Esta narrativa es un combustible de alto octanaje para una campaña presidencial. Es previsible que el discurso de la "seguridad democrática", eje central de los gobiernos de Álvaro Uribe, resurja con una fuerza renovada. Ya no será una propuesta teórica, sino una respuesta visceral a un miedo tangible. La demanda por una "mano dura" podría eclipsar cualquier otro debate, polarizando el electorado entre quienes ven en el orden y la autoridad la única salida, y quienes temen que esa búsqueda de seguridad sacrifique libertades y derechos humanos. Si esta tendencia se consolida, las elecciones de 2026 podrían convertirse en un referéndum sobre el miedo, con una alta probabilidad de que un candidato de derecha, sea el propio Uribe Turbay u otro ungido por su aura, recupere el poder.
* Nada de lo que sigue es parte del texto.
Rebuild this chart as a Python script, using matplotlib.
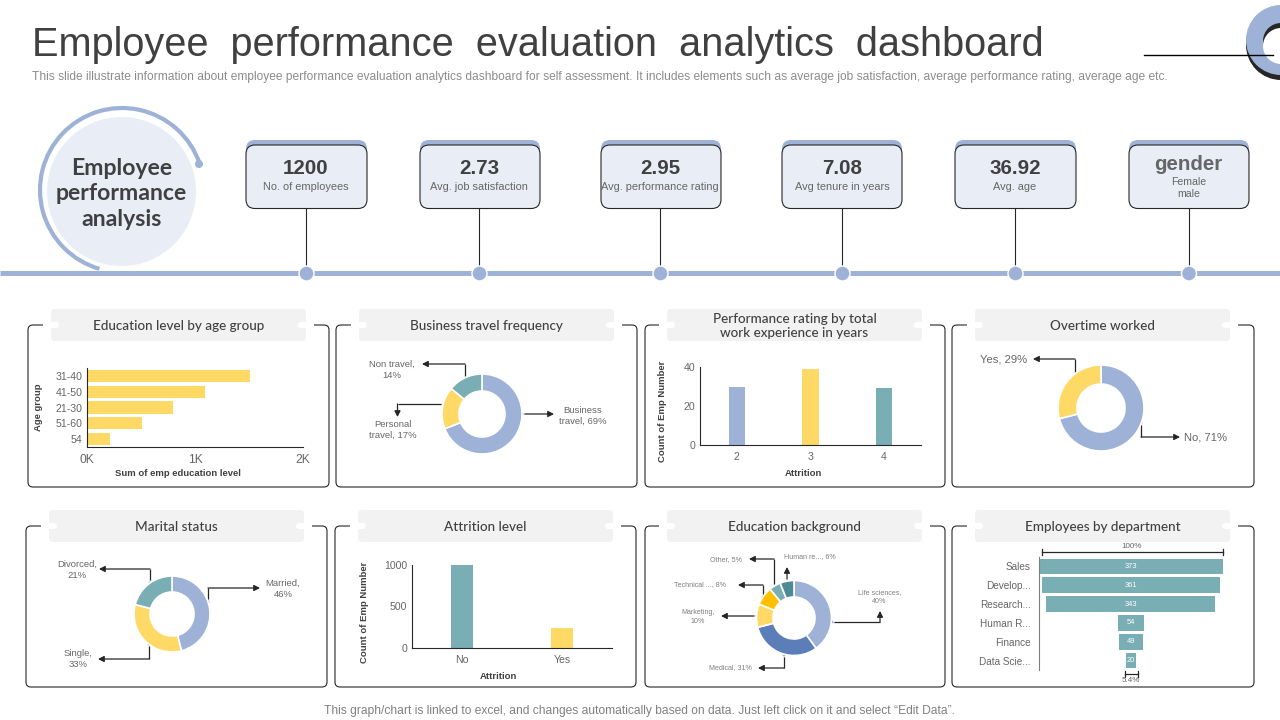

Un futuro alternativo, aunque menos probable, podría emerger del shock colectivo. El atentado, al recordar los peores momentos del país, podría generar un consenso transversal en contra de la violencia como herramienta política. Voces moderadas de izquierda, centro y derecha podrían encontrar un terreno común para impulsar un pacto nacional que aísle a los extremos y fortalezca las instituciones democráticas.
Este escenario depende de un factor crítico: la eficacia de la investigación. Si el Estado, bajo el liderazgo del gobierno Petro, logra identificar y llevar ante la justicia no solo al sicario sino a los autores intelectuales, enviaría un poderoso mensaje de que la impunidad no será tolerada. Un resultado así podría despojar a la derecha de su principal argumento (la inoperancia del gobierno) y permitir que el debate se reoriente hacia la construcción de una paz sostenible, que combine seguridad con justicia social. Sin embargo, este camino es estrecho y lleno de riesgos. Cualquier percepción de sesgo, lentitud o encubrimiento en la investigación dinamitaría esta posibilidad y alimentaría el escenario de la polarización.
Independientemente del escenario que prevalezca, la figura de Miguel Uribe Turbay ya ha sido transformada. Su cuerpo herido es ahora un territorio político en disputa. Para sus seguidores, las cicatrices serán medallas, la prueba de su sacrificio y compromiso. Para sus oponentes, existirá el riesgo de que su victimización sea utilizada para justificar políticas autoritarias.
El propio Uribe Turbay enfrentará un dilema estratégico en su recuperación: posicionarse como un líder vengador que promete restaurar el orden a cualquier costo, o como un unificador que, habiendo sufrido la violencia en carne propia, llama a superarla. Su elección personal y la de su partido determinarán en gran medida la temperatura del debate político.
Este evento reactiva un ciclo histórico colombiano, pero con una variable nueva. Los asesinatos de Luis Carlos Galán, Carlos Pizarro y Bernardo Jaramillo crearon vacíos de poder y legados para la memoria. La supervivencia de Uribe Turbay crea una presencia activa, un actor con la capacidad de moldear su propia leyenda en tiempo real. La forma en que se narre su historia —como tragedia, como milagro, como advertencia— no solo definirá su futuro político, sino que podría trazar el contorno del alma de Colombia para la próxima década. La nación se encuentra en una encrucijada, obligada a decidir si las viejas heridas seguirán dictando un futuro de confrontación o si, por el contrario, pueden ser el doloroso punto de partida para una reconciliación más profunda.